Однако, как бы ни были различны условия работы актера в кино и театре, как бы ни отличались требования экрана от требований сцены, сами по себе принципы актерского творчества остаются неизменными.

Настоящая творческая жизнь немыслима без театра, без сцены, без публики. Но правда и то, что сейчас трудно представить себе жизнь актера без кино. Со мной согласится каждый, кто хоть раз испытал то удивительное чувство, когда сидишь в кинотеатре и смотришь на свою работу со стороны, мысленно представляя поражающий воображение зрительный зал на десятки миллионов мест.

Ощущение мощи кино пришло ко мне не сразу. Ю. П. Егоров привел меня в мир кино и дал возможность подивиться чудесам и хитростям кинематографа. После работы в картине «Они были первыми», честно скажу, у меня осталась какая-то сумятица в голове. Юрий Павлович предложил мне сниматься в своих последующих картинах: «Добровольцы», «Простая история». Я постепенно постигал особенности актерской работы в кино, его законы.

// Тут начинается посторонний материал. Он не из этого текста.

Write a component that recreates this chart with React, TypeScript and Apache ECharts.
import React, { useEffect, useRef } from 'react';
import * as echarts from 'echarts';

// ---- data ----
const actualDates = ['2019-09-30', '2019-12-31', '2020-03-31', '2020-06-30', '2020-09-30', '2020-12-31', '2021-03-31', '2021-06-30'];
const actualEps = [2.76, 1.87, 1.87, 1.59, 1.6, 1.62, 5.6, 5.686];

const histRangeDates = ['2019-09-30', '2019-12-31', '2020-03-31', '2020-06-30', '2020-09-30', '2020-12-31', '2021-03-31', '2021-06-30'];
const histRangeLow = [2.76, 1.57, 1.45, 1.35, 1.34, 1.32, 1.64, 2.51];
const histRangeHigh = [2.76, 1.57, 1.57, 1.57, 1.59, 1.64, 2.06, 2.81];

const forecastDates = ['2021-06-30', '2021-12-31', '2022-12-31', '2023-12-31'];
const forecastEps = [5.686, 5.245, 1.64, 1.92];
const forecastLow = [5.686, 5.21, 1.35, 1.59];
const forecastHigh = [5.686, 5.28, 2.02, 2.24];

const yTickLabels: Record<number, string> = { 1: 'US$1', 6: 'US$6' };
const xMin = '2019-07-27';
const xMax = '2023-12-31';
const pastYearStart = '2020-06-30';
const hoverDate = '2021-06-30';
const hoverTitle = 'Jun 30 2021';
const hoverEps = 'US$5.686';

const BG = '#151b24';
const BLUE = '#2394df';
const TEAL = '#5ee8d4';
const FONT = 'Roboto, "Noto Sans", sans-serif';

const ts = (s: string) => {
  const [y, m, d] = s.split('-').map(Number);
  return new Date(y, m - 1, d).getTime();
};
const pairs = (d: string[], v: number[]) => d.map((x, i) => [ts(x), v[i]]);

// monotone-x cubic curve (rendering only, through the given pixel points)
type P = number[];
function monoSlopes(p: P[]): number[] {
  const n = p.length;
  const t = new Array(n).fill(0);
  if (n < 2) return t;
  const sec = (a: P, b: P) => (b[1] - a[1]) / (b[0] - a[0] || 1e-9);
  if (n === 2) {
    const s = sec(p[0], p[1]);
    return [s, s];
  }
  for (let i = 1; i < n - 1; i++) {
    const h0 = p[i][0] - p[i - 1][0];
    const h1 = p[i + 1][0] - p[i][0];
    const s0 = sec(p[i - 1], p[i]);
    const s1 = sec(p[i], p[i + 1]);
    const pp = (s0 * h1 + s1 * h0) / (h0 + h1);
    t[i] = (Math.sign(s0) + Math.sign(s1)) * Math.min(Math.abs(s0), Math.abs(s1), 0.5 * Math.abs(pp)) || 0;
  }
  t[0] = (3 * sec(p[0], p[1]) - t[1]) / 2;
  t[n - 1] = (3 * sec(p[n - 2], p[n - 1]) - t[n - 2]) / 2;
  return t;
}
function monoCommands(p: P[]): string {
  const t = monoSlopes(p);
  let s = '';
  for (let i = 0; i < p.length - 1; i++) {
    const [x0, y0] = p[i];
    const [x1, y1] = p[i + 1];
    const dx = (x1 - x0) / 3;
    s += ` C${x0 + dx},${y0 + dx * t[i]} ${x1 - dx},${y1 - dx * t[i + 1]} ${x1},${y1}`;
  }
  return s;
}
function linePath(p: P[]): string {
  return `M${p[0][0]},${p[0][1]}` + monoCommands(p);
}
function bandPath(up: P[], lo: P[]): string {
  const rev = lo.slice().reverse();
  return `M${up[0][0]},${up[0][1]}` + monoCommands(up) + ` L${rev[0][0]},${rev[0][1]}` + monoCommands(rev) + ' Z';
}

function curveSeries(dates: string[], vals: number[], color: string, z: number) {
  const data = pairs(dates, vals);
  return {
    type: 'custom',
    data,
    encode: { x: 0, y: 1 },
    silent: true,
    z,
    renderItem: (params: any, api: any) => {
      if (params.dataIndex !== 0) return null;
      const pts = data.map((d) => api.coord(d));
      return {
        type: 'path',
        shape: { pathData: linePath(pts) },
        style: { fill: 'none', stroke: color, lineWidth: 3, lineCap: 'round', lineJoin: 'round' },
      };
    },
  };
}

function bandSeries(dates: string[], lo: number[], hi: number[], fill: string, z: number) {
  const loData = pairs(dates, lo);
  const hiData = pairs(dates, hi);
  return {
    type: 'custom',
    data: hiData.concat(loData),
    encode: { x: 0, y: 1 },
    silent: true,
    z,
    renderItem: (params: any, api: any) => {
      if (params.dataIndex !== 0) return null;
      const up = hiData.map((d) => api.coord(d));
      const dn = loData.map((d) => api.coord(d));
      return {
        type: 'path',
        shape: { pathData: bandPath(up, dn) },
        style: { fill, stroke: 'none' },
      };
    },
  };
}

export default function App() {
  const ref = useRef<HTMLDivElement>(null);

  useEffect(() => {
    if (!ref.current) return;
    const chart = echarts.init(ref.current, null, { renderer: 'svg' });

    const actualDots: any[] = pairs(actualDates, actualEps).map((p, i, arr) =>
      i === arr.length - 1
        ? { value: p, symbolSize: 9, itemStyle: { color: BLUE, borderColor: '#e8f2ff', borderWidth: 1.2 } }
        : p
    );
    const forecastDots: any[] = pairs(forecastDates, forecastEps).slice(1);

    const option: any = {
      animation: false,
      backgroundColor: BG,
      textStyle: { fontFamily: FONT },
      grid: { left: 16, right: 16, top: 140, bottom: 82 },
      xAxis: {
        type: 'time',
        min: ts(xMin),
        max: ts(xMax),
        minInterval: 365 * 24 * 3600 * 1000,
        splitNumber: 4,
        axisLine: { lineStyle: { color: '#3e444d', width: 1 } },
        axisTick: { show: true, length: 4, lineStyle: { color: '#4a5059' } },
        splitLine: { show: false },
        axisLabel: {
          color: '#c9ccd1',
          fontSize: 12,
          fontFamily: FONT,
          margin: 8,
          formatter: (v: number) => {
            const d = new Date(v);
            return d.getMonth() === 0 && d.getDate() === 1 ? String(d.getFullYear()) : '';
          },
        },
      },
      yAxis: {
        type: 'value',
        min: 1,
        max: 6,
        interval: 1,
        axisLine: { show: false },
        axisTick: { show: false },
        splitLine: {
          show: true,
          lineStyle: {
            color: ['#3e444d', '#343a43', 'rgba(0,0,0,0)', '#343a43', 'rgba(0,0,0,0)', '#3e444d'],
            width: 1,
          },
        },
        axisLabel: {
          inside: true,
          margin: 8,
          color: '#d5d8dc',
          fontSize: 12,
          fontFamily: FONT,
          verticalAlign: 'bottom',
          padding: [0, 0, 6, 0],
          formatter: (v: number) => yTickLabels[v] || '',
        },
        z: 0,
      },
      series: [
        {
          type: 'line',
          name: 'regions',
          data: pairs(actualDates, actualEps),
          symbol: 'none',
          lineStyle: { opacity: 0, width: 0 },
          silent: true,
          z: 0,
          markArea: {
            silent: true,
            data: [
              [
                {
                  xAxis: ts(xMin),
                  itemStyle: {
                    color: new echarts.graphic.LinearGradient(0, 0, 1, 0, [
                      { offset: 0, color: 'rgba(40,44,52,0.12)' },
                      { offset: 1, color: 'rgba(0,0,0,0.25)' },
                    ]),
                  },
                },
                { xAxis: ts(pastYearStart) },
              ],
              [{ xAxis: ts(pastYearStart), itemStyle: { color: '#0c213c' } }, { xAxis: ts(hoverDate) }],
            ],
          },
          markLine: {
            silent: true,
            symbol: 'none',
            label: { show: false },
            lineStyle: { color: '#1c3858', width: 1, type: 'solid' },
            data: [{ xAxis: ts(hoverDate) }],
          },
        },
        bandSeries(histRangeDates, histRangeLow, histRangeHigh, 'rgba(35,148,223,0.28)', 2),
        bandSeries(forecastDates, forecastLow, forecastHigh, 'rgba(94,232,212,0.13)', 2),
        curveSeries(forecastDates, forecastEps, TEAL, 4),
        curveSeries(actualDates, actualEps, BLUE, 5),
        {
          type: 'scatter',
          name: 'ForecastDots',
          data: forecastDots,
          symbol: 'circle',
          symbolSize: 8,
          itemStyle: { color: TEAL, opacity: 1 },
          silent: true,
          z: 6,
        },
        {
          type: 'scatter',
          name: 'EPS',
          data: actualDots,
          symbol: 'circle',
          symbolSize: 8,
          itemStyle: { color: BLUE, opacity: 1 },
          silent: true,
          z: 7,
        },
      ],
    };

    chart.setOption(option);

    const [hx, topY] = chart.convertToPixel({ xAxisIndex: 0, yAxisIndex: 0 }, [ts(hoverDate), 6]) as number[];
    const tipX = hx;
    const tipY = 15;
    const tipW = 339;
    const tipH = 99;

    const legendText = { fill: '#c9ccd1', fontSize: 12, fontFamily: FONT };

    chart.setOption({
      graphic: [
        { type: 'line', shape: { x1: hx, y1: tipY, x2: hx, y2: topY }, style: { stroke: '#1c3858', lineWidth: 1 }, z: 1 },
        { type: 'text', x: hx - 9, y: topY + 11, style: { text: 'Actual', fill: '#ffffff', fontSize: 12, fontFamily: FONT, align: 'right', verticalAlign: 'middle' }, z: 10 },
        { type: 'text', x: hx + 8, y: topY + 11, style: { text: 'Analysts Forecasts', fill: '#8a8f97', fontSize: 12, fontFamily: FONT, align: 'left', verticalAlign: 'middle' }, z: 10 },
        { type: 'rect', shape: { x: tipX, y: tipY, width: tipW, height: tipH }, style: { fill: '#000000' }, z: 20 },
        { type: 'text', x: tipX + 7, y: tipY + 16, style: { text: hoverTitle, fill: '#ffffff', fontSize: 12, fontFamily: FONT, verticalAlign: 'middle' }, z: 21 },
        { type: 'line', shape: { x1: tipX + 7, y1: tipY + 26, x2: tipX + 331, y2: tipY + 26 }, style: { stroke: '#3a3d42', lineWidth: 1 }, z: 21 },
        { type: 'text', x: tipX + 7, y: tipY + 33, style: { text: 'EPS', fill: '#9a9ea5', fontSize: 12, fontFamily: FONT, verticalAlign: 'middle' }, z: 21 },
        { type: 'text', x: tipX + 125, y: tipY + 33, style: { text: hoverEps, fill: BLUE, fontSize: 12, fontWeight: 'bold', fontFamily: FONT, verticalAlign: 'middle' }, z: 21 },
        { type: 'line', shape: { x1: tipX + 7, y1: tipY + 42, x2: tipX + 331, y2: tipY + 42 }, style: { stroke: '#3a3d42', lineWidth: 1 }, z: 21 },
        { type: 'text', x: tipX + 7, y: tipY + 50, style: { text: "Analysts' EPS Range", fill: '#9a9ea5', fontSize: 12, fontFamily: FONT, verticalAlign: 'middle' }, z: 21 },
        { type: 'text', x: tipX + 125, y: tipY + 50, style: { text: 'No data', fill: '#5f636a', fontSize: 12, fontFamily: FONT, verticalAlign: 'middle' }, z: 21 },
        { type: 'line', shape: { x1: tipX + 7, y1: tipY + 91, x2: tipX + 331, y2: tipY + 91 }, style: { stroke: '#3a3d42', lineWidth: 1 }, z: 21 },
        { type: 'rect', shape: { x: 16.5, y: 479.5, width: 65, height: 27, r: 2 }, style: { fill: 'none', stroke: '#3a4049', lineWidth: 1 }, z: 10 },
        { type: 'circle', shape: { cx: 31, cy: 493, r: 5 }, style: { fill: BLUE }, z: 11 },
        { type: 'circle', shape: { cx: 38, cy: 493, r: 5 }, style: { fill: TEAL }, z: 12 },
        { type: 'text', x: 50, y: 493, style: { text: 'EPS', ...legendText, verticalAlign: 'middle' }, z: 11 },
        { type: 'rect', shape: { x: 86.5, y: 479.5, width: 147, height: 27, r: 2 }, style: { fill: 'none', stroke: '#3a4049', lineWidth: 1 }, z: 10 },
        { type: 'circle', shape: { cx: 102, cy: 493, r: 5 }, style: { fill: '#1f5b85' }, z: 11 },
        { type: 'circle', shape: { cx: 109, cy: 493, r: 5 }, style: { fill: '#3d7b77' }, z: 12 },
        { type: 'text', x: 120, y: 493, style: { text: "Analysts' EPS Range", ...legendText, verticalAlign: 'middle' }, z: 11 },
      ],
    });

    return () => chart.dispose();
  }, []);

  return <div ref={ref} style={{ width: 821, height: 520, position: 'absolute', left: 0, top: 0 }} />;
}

Егоров обладал светлым восприятием мира и человека. Все его фильмы – тому подтверждение. И его обращение к романтически приподнятой лирической поэме Е. Долматовского «Добровольцы» было закономерным. А находящаяся в самом расцвете своих творческих сил и женской красоты Элина Быстрицкая, угловатый и открытый Петр Щербаков, озорной и лирический Леня Быков и, вероятно, я с моими какими-то подходящими к этой картине свойствами составили тот разноликий, но верный образ комсомольцев-добровольцев, который существует на экране вот уже много лет.

Мы были зелены и молоды. Мы были беспечны и самоуверенны. Мы были наивны. Но и тогда в нашей молодой и угловато-острой группе Леонид Быков занимал свое, никак не защищаемое им, но только ему принадлежащее место. Мы все были почти однолетками, но вежливость, деликатность, какая-то уважительность сквозила во всех его словах и поступках. Это была не вышколенность, не лукавое желание произвести приятное впечатление – такова была природа его характера. Эта обаятельная человеческая черта освещала и его актерские работы. Комсомолец-доброволец Акишин – отнюдь не геройской внешности, робкий, глубоко спрятавший любовь к Лельке – в трагическую минуту гибели подлодки, на которой служил, проявляет поразительное мужество. Бесконечно добрый, чистый душой и в чем-то смешной человек – таким играл Быков своего Акишина. Впрочем, играл ли? Может быть, просто был им в предлагаемых обстоятельствах, подарив ему свой светлый характер.